2023年12月18日(月)23:53 pm

FIA(国際自動車連盟)元会長ジャン・トッドは、2008年に起きたF1の不名誉な『クラッシュゲート』スキャンダルから15年を経て、正義を追求するフェリペ・マッサ(当時フェラーリ)の訴えが成功する可能性は十分にあると考えている。

■FIAは2008年のクラッシュゲート事件を知っていたと証言

トッドの前任のマックス・モズレー会長がFIAの指揮を執っていた2008年当時、シンガポールGPでフェルナンド・アロンソに勝たせるためルノー・チーム首脳陣はネルソン・ピケJrに意図的にクラッシュするように命じて、勝利を奪おうと共謀した。

「バーニー・エクレストン(元F1最高権威者)によると、私の前任者であるマックス・モズレー(故人)と、当時F1のレースディレクターだったチャーリー・ホワイティング(故人)は最初から知っていたようだ」

息子のニコラス・トッドがマッサのマネージャーを務めていたフェラーリの元代表でもあるトッドは、フランスのスポーツ紙『L'Equipe(レキップ)』に語った。

77歳になるトッドは、FIA会長に就任したとき、このスキャンダルについて同じような知識はなかったと主張する。

「私はこの件について知らされていなかった。しかし、もしそれが真実であり、検証できるのであれば、選手権を運営する規制機関(FIA)がそれを知っていたということだ」。

■トッド「事態は変わるかもしれない」

マッサは、2008年のワールドチャンピオンはルイス・ハミルトンではなく、自分がなるべきだと主張し、もし「クラッシュゲート」の過ちを正さなければ、FIAとF1に対して法的措置を起こすと脅している。

「残念ながら、チャーリーとマックスは亡くなってしまった」とトッド。

「FIAのルールは常に、世界選手権の結果は12月31日までに承認されなければならず、その後は決して撤回しないというものだった」

「しかし、2008年シンガポールGPの場合、事実が明らかになったのは1年後のことで、私が就任する前にFIAが科した制裁はパリの裁判所によって取り消された」と付け加えた。

「連盟(FIA)がこの有名な12月31日以前に真実を知っていたことがわかれば、事態は変わるかもしれない」。

■どうなる2008年のチャンピオン?

もし2008年のシンガポールGPの結果が変わることがあれば、現在ミハエル・シューマッハに並びF1史上最高のチャンピオン7回を獲得しているハミルトンの“1回目のチャンピオン”が奪われるかもしれない。

2007年当時、大型新人のルイス・ハミルトン(当時マクラーレン・メルセデス)は、F1参戦初年度でいきなりチームメートで2冠のF1王者フェルナンド・アロンソと同点の109ポイントを稼ぎながらランキングで1つ上回り年間ランキング2位に輝いた。

しかも初チャンピオンに輝いたキミ・ライコネン(当時フェラーリ)とわずか1ポイント差だった。
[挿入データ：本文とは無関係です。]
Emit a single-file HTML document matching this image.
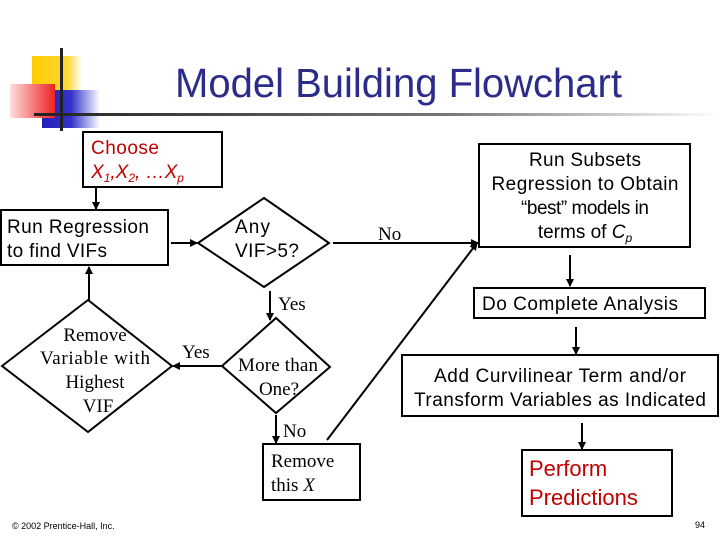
<!DOCTYPE html>
<html><head><meta charset="utf-8"><style>
html,body{margin:0;padding:0;background:#fff;}
svg{display:block;}
</style></head><body>
<svg width="720" height="540" viewBox="0 0 720 540" xmlns="http://www.w3.org/2000/svg">
<defs>
<linearGradient id="hl" x1="0" x2="1" y1="0" y2="0">
<stop offset="0" stop-color="#222"/><stop offset="0.6" stop-color="#777"/><stop offset="1" stop-color="#fff"/></linearGradient>
<linearGradient id="yel" x1="0" x2="1"><stop offset="0" stop-color="#ffcc00"/><stop offset="0.7" stop-color="#ffd633"/><stop offset="1" stop-color="#fff"/></linearGradient>
<linearGradient id="red" x1="0" x2="1"><stop offset="0" stop-color="#ffdddd"/><stop offset="1" stop-color="#ee2222"/></linearGradient>
<linearGradient id="blu" x1="0" x2="1"><stop offset="0" stop-color="#2222bb"/><stop offset="0.5" stop-color="#3333cc"/><stop offset="1" stop-color="#fff"/></linearGradient>
<marker id="ar" markerWidth="8" markerHeight="8" refX="7" refY="4" orient="auto" markerUnits="userSpaceOnUse">
<path d="M0,0 L8,4 L0,8 z" fill="#000"/></marker>
</defs>
<rect x="32" y="56" width="50" height="34" fill="url(#yel)"/>
<rect x="42" y="90" width="58" height="38" fill="url(#blu)"/>
<rect x="10" y="84" width="45" height="34" fill="url(#red)"/>
<rect x="34" y="113" width="686" height="3" fill="url(#hl)"/>
<rect x="60" y="48" width="3" height="83" fill="#222"/>
<text x="175" y="97" font-family="Liberation Sans, sans-serif" font-size="41" fill="#2b2b8a" textLength="447" lengthAdjust="spacingAndGlyphs">Model Building Flowchart</text>

<g fill="none" stroke="#000" stroke-width="2">
<rect x="83" y="132" width="139" height="55"/>
<rect x="1" y="210" width="167" height="55"/>
<polygon points="198,243 264,198 329,243 264,287"/>
<rect x="479" y="144" width="211" height="103"/>
<rect x="474" y="288" width="231" height="30"/>
<rect x="402" y="355" width="316" height="61"/>
<rect x="522" y="450" width="150" height="66"/>
<polygon points="222,366 276,318 330,367 276,413"/>
<polygon points="2,366 88,300 172,366 88,432"/>
<rect x="263" y="444" width="97" height="56"/>
</g>
<g stroke="#000" stroke-width="2" fill="none" marker-end="url(#ar)">
<line x1="96" y1="187" x2="96" y2="209"/>
<line x1="171" y1="243" x2="197" y2="243"/>
<line x1="333" y1="243" x2="478" y2="243"/>
<line x1="327" y1="440" x2="477" y2="243"/>
<line x1="570" y1="255" x2="570" y2="286"/>
<line x1="576" y1="327" x2="576" y2="354"/>
<line x1="582" y1="423" x2="582" y2="449"/>
<line x1="270" y1="291" x2="270" y2="320"/>
<line x1="222" y1="366" x2="173" y2="366"/>
<line x1="89" y1="300" x2="89" y2="267"/>
<line x1="276" y1="415" x2="276" y2="443"/>
</g>

<g font-family="Liberation Sans, sans-serif" font-size="19" fill="#000" lengthAdjust="spacingAndGlyphs">
<text x="91" y="154" fill="#c00000" textLength="68">Choose</text>
<text x="91" y="178" fill="#c00000" font-style="italic">X<tspan font-size="12" dy="4">1</tspan><tspan dy="-4">,X</tspan><tspan font-size="12" dy="4">2</tspan><tspan dy="-4">, …X</tspan><tspan font-size="12" dy="4">p</tspan></text>
<text x="7" y="233" textLength="142">Run Regression</text>
<text x="7" y="257" textLength="100">to find VIFs</text>
<text x="235" y="233" textLength="35">Any</text>
<text x="235" y="257" textLength="64">VIF&gt;5?</text>
<g text-anchor="middle">
<text x="585" y="166" textLength="112">Run Subsets</text>
<text x="585" y="190" textLength="187">Regression to Obtain</text>
<text x="585" y="214" textLength="128">“best” models in</text>
<text x="585" y="238">terms of <tspan font-style="italic">C</tspan><tspan font-style="italic" font-size="12" dy="4">p</tspan></text>
<text x="580" y="310" textLength="196">Do Complete Analysis</text>
<text x="560" y="382" textLength="252">Add Curvilinear Term and/or</text>
<text x="560" y="406" textLength="292">Transform Variables as Indicated</text>
</g>
<text x="529" y="476" font-size="22" fill="#c00000">Perform</text>
<text x="529" y="505" font-size="22" fill="#c00000">Predictions</text>
</g>
<g font-family="Liberation Serif, serif" font-size="19" fill="#000" lengthAdjust="spacingAndGlyphs">
<text x="378" y="240">No</text>
<text x="278" y="310">Yes</text>
<text x="182" y="358">Yes</text>
<text x="283" y="437">No</text>
<g text-anchor="middle">
<text x="95" y="341">Remove</text>
<text x="95" y="364" textLength="110">Variable with</text>
<text x="95" y="388">Highest</text>
<text x="98" y="412">VIF</text>
<text x="278" y="371" textLength="80">More than</text>
<text x="279" y="395">One?</text>
</g>
<text x="271" y="467">Remove</text>
<text x="271" y="491">this <tspan font-style="italic">X</tspan></text>
</g>
<text x="12" y="529" font-family="Liberation Sans, sans-serif" font-size="9" fill="#000">© 2002 Prentice-Hall, Inc.</text>
<text x="695" y="528" font-family="Liberation Sans, sans-serif" font-size="9" fill="#000">94</text>
</svg>
</body></html>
ライコネンはこれが最初で最後のF1王者だった。ルーキーのハミルトンがF1チャンピオンまであと1ポイントだったことは驚きを与えた。

そして翌2008年、F1参戦2年目のハミルトンは年間98ポイントで初のF1チャンピオンに輝いた。マッサはわずか1ポイント差の97ポイントでランキング2位に終わっており、その後は一度もF1チャンピオンを獲得できなかった。

しかもマッサは、2008年最終戦、母国のF1ブラジルGPでトップチェッカーを受けて優勝、自力でチャンピオンを獲得したかに見え、フェラーリのガレージやサーキット全体が割れんばかりの大歓声に包まれた。

ところが約38秒後、サーキット全体が凍り付いた。最終ラップを6位で走行していたはずのハミルトンが、チェッカーまであとコーナー4つ、実質の最終コーナーを過ぎたところでミスをした前の1台(ティモ・グロック/トヨタ)を抜いてそのまま5位でフィニッシュし、ブラジルの英雄になったはずのマッサを1ポイント上回り、F1参戦2年目のハミルトンが初のF1チャンピオンに輝いた。

マッサは、2008年のF1シンガポールGPをポールポジションからスタートし、レースをリード。ポイント獲得は間違いないという展開だったが、クラッシュゲートが起こったことでレース展開が荒れてしまい、ノーポイントの13位でフィニッシュしていた。もし1ポイントでも獲得していたら自分がチャンピオンに輝いたのに・・・15年を経た今でもマッサが真実を追究したいという強い想いは、こうした激戦と複雑な事情が起こっていたためだ。